Hace tanto calor que, en vez de gorriones, el parque está plagado de alitas de pollo con tres salsas. Pimienta, tres quesos, o tomate de la huerta. Celebro este solazo, porque allí donde hace calor hay una razón de peso para tirarse al agua, chof, y pasar la tarde. Desde tiempos remotos sabemos que el estado normal del hombre es estar tumbado al sol con una cerveza fría en la mano, frente a una gran piscina con tumbonas y sombrillas hawaianas, rodeado de chicas jóvenes, y guapas, y música vieja de los Stones. Los hombres prehistóricos habrían hecho todo esto si hubieran descubierto que existían todas esas cosas tan maravillosas. Como no lo sabían, mataban el tiempo moliéndose la cabeza a palos unos a otros. No los culpo. No había WhatsApp y el único modo de bloquear a alguien era golpeándole la cabeza con el tronco de un árbol.

Todo lo que sea estar a la sombra es malísimo para la salud. No hay más que ver a los cactus, que les da igual vivir al sol que a la sombra, y así se han quedado, en una cosa anodina que pincha al resto sin el menor cargo de conciencia. El cactus es mala gente. Porque pincha por el mero placer de pinchar. Los cactus son los bolardos del desierto. Junto a los horribles reptiles de secano, son la causa de que un lugar lleno de arena y sol sea un verdadero infierno en vez de un paraíso. Estas temperaturas me recuerdan que he nacido hombre, pero mi vida habría sido mucho más razonable si hubiera sido bolla -con b-, mi verdadera vocación. Flotar, flotar, y no pensar en nada, parafraseando al gran poeta.

El calor convierte cualquier roce en una guerra mundial, y nos obliga, desde el punto de vista formal, a guardar las distancias, especialmente con los animales más peludos. Como norma, procura no rozarte nunca con nada que tenga más pelo que tú. Y evita todo aquello que impida que corra el aire entre sujetos, porque resulta un ataque directo a la libertad de expresión, a la propiedad privada, y a las normas más básicas del libre mercado. Y mira dónde te pones. Cuando notes el chorro fresquito en tu cara, date la vuelta, y verás que hay un montón de gente que se está asando por tu culpa. En verano debemos doblar la distancia de separación con nuestros semejantes. De otro modo, podrían saltar chispas, prender su camisa, calcinarse, y no te parecerá divertido explicarle todo esto al juez mientras balbuceas idioteces sobre que la temperatura era muy alta.

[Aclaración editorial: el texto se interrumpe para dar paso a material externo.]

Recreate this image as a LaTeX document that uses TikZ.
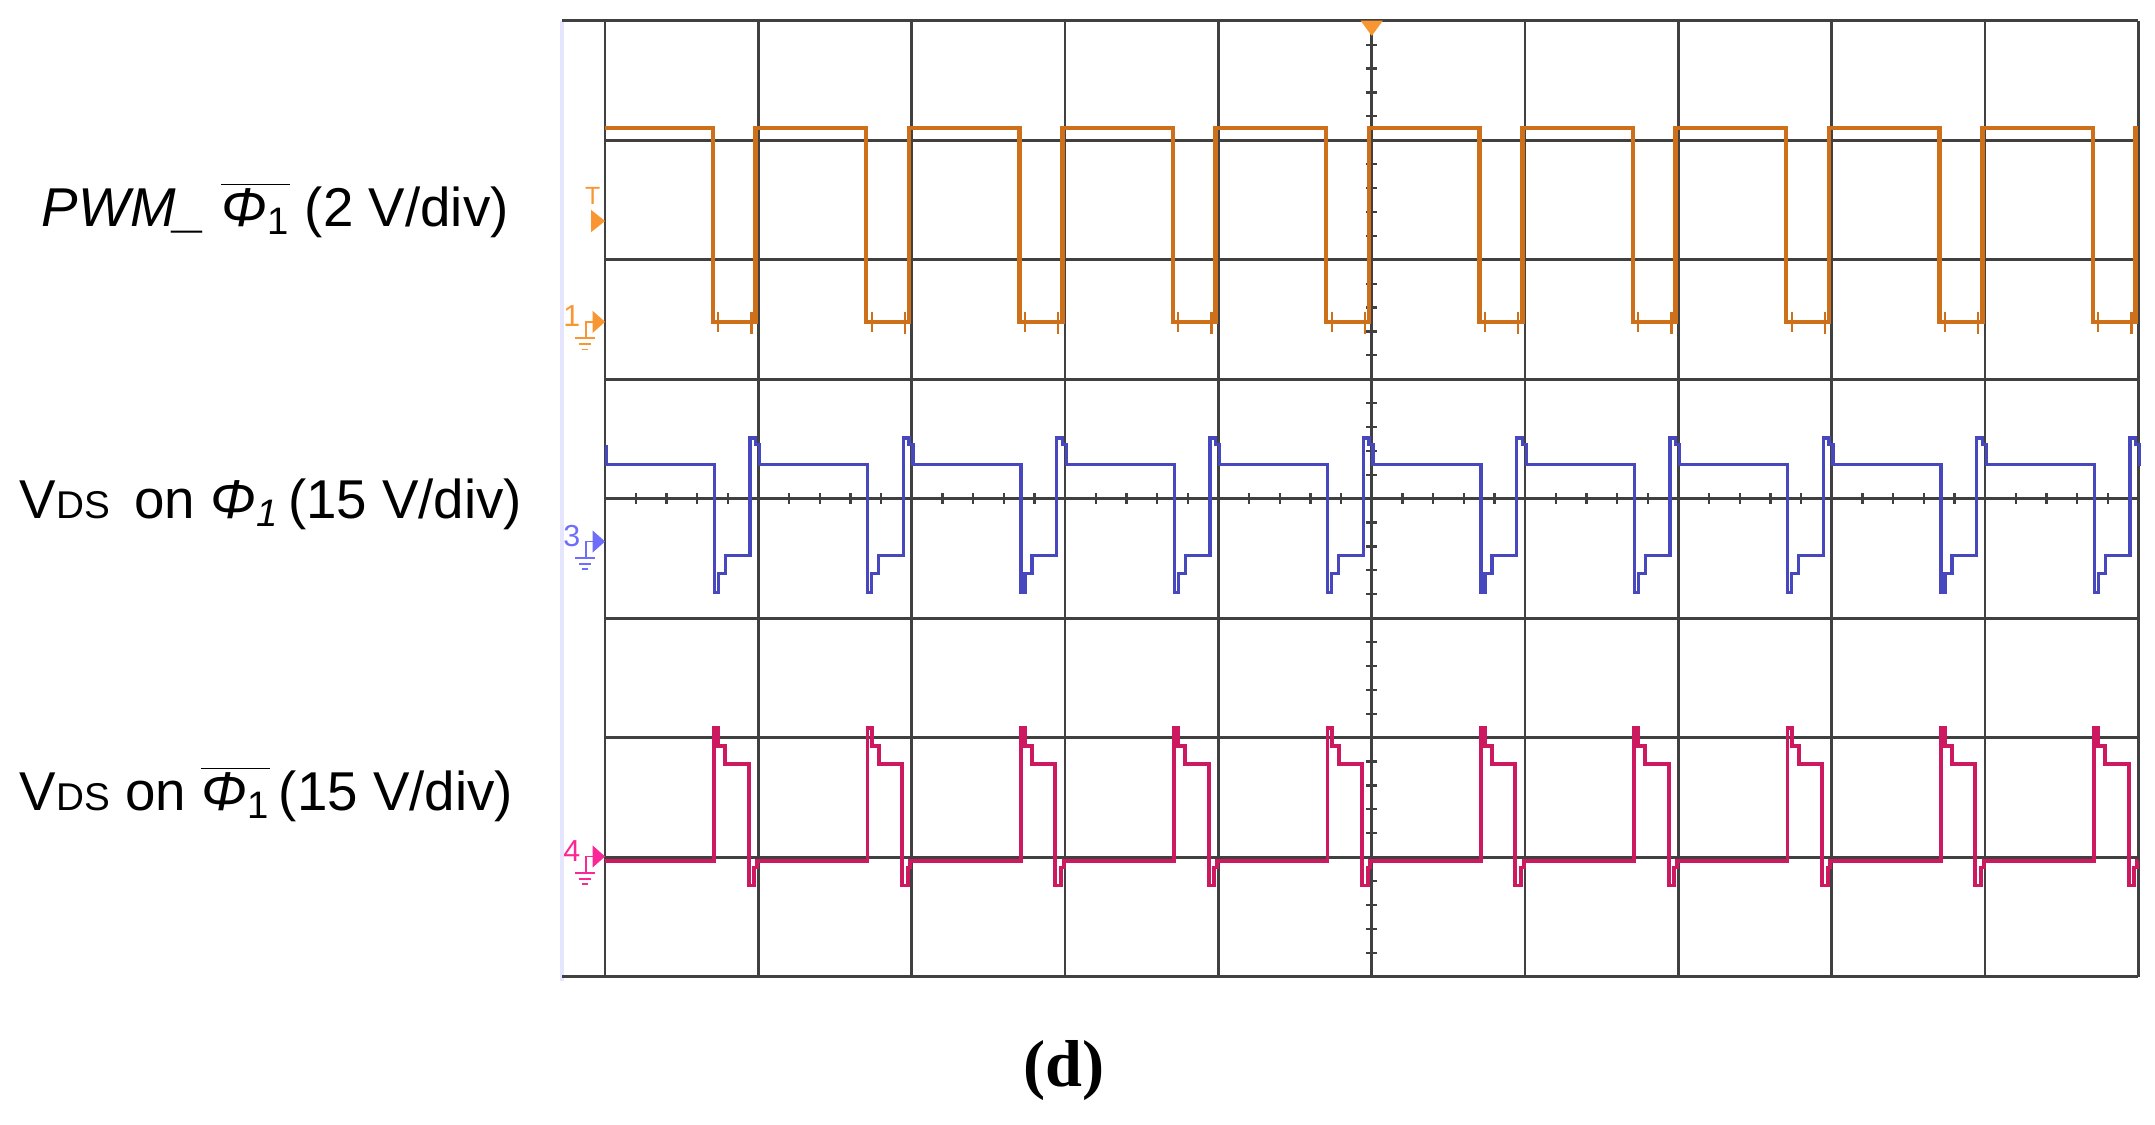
\documentclass[tikz,border=0pt]{standalone}
\usepackage{fontspec}
\setmainfont{Liberation Sans}
\newfontfamily\serifb{Liberation Serif}
\begin{document}
\begin{tikzpicture}[x=0.5pt,y=-0.5pt,
  grid/.style={draw=black!75,line width=1pt},
  orw/.style={draw=orw,line width=1.6pt},
  blw/.style={draw=blw,line width=1.2pt},
  mgw/.style={draw=mgw,line width=1.4pt},
  lab/.style={font=\fontsize{19.8}{22}\selectfont,anchor=west,inner sep=0},
  mk/.style={font=\fontsize{9}{9}\selectfont,inner sep=0}]
\definecolor{orw}{RGB}{205,112,25}
\definecolor{blw}{RGB}{72,72,190}
\definecolor{mgw}{RGB}{205,25,95}
\definecolor{orm}{RGB}{250,150,50}
\definecolor{blm}{RGB}{110,110,250}
\definecolor{mgm}{RGB}{250,40,150}
\useasboundingbox (0,0) rectangle (1560,814);
% screen border
\draw[draw=blue!10,line width=1.5pt] (407,15) -- (407,710);
% grid
\foreach \i in {0,...,10}{\draw[grid] ({438+111*\i},15) -- ({438+111*\i},707);}
\foreach \j in {0,...,8}{\draw[grid] (438,{15+86.5*\j}) -- (1548,{15+86.5*\j});}
\draw[grid] (407,15) -- (438,15);
\draw[grid] (407,707) -- (438,707);
% axis ticks
\foreach \i in {1,...,49}{\draw[black!75,line width=0.8pt] ({438+22.2*\i},357) -- ({438+22.2*\i},365);}
\foreach \j in {1,...,39}{\draw[black!75,line width=0.8pt] (989,{15+17.3*\j}) -- (997,{15+17.3*\j});}
% trigger marker
\fill[orm] (985,15) -- (1001,15) -- (993,26) -- cycle;
% orange PWM
\draw[orw] (438,92.5) foreach \k in {0,...,9}{ -- ({516+111*\k},92.5) -- ({516+111*\k},233) -- ({547+111*\k},233) -- ({547+111*\k},92.5)} -- (1548,92.5);
\foreach \k in {0,...,9}{
  \draw[orw,line width=0.8pt] ({520+111*\k},226) -- ({520+111*\k},240);
  \draw[orw,line width=0.8pt] ({544+111*\k},226) -- ({544+111*\k},242);
}
% blue VDS phi1
\draw[blw] (438,336) foreach \k in {0,...,9}{ -- ({517+111*\k},336) -- ({517+111*\k},429) -- ({520+111*\k},429) -- ({520+111*\k},415) -- ({525+111*\k},415) -- ({525+111*\k},402) -- ({543+111*\k},402) -- ({543+111*\k},317) -- ({547+111*\k},317) -- ({547+111*\k},322) -- ({550+111*\k},322) -- ({550+111*\k},336)} -- (1548,336);
\draw[blw] (439,322) -- (439,336);
% magenta VDS phi1bar
\draw[mgw] (438,623) foreach \k in {0,...,9}{ -- ({517+111*\k},623) -- ({517+111*\k},527) -- ({520+111*\k},527) -- ({520+111*\k},540) -- ({525+111*\k},540) -- ({525+111*\k},553) -- ({542+111*\k},553) -- ({542+111*\k},641) -- ({546+111*\k},641) -- ({546+111*\k},628) -- ({548+111*\k},628) -- ({548+111*\k},623)} -- (1548,623);
% channel markers
\node[mk,text=orm] (mT) at (429,142) {T};
\fill[orm] (428,152) -- (438,160) -- (428,168) -- cycle;
\foreach \y/\n/\c in {233/1/orm,392/3/blm,620/4/mgm}{
  \node[mk,text=\c,font=\fontsize{11}{11}\selectfont] (m\n) at (414,\y-4) {\n};
  \fill[\c] (429,\y-8) -- (438,\y) -- (429,\y+8) -- cycle;
  \draw[\c,line width=0.7pt] (430,\y) -- (424,\y) -- (424,\y+12) (416,\y+12) -- (431,\y+12) (419,\y+16) -- (428,\y+16) (421,\y+20) -- (426,\y+20);
}
% labels
\node[lab] (l1) at (30,152) {\textit{PWM\_} $\overline{\hbox{\textit{Φ}\textsubscript{1}}}$ (2 V/div)};
\node[lab] (l2) at (14,365) {V{\fontsize{14}{14}\selectfont DS}\, on \textit{Φ\textsubscript{1}}\,(15 V/div)};
\node[lab] (l3) at (14,575) {V{\fontsize{14}{14}\selectfont DS} on $\overline{\hbox{\textit{Φ}\textsubscript{1}}}$\,(15 V/div)};
\node[inner sep=0,font=\serifb\bfseries\fontsize{24}{26}\selectfont] (d) at (770,775) {(d)};
\end{tikzpicture}
\end{document}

Dicen los expertos que para combatir el calor lo ideal es moverse poco. Yo llevo treinta y cinco minutos quieto, a pleno sol, en el centro de la plaza. A menudo los expertos se ríen de los inexpertos. No sé si ahora que estoy quieto tengo menos calor que hace media hora, lo que sí sé es que podrían freírme un huevo en la punta de la nariz, algo que sin duda haría las delicias de esos chefs modernos que necesitan agujerearse la oreja para poder hacer ricos los chorizos al vino, que es una cosa que está rica igual con o sin agujero.

Si la primavera es la estación del amor, de los apasionados, y de los trabajadores más impetuosos, el verano es tiempo propicio para los vagos; el auténtico motor de esta sociedad. La quietud a la que obligan los calores es sinónimo de higiene, de vida sosegada y ventilada, mientras que el aspaviento siempre desemboca en el doloroso drama del sudor, de muy difícil gestión en las sociedades avanzadas. Tengo para mí que todo este asunto del calentamiento global es una extraordinaria noticia, siempre y cuando nos permitan largarnos a vivir a la playa y poder disfrutarla en la mejor de sus dimensiones.

Con el calor ha llegado también la alergia, los mosquitos, y la campaña electoral. No creo que haya ninguna relación entre el calor y la política, porque a mi todo esto de los carteles encolados del siglo pasado y los mítines de vena hinchada y enrojecida, me deja más bien frío. Casi todas las cosas con las que podemos entusiasmarnos rápido e intensamente están ya preparadas para defraudarnos. En eso consisten estos días de campaña, pincho de tortilla, y promesa electoral. Por suerte para La Región, aquí nos cuenta el día a día de la campaña el gran Xabi R. Blanco, que sazona esos fríos programas electorales con la sonrisa generosa de lo cotidiano, nos los baja al bar. Nos divierte y al tiempo nos enseña al sujeto político despojado de estupideces y eslóganes.

Como sea, es hora de ir a la playa, lanzarse al río y abrazarse a los mojitos. Hay que comer ensaladas, beber gazpacho, y sentarse a ver pasar la vida en las terrazas. Hay que subir el aire y la música y apagar los teléfonos y, seguro, pedir otro tinto de verano. Casi siempre hay que pedir otro tinto de verano. Ahora empiezan además esas fiestas que tanto nos gustan en las que la gente se reboza en comida y bebida y se fotografía entre grandes sonrisas, como si no existiera penuria alguna sobre la faz de la tierra. Hay que hacer de todo y es obligatorio pasárselo bien, e incluso terminar este artículo entre calores puede convertirse en una tortura. Me pregunto cómo haría Santo Tomás de Aquino, con su reconocido sobrepeso, para completar la Suma en los días más aciagos del verano. Pero con los santos nunca se sabe. Es obvio que la terminó de milagro. De todos modos le quedó larguísima y eso es porque cometió un error de principiante: no pedirle a Íñigo Navarro que le hiciera las ilustraciones. Que todo lo que pinta Navarro ya queda dicho y no es necesario escribilo de nuevo.

Después de todo, supongo que en algún momento acabaremos acariciando una orilla con la planta de los pies, así que este asunto de la temperatura nos importará poco. Para entonces estaremos demasiado ocupados defendiéndonos de las medusas, unos bichos odiosos que Noé jamás debió meter en su Arca, histórica imprudencia bíblica de la que hablaremos otro día. Porque el cristianismo es una fe sólida y feliz, pero el episodio del diluvio universal siembra dudas sobre la extraña caridad que sentía el patriarca hacia los animales que pican y muerden, tan merecedores o más de morir ahogados como cualquier pecador de carne y hueso.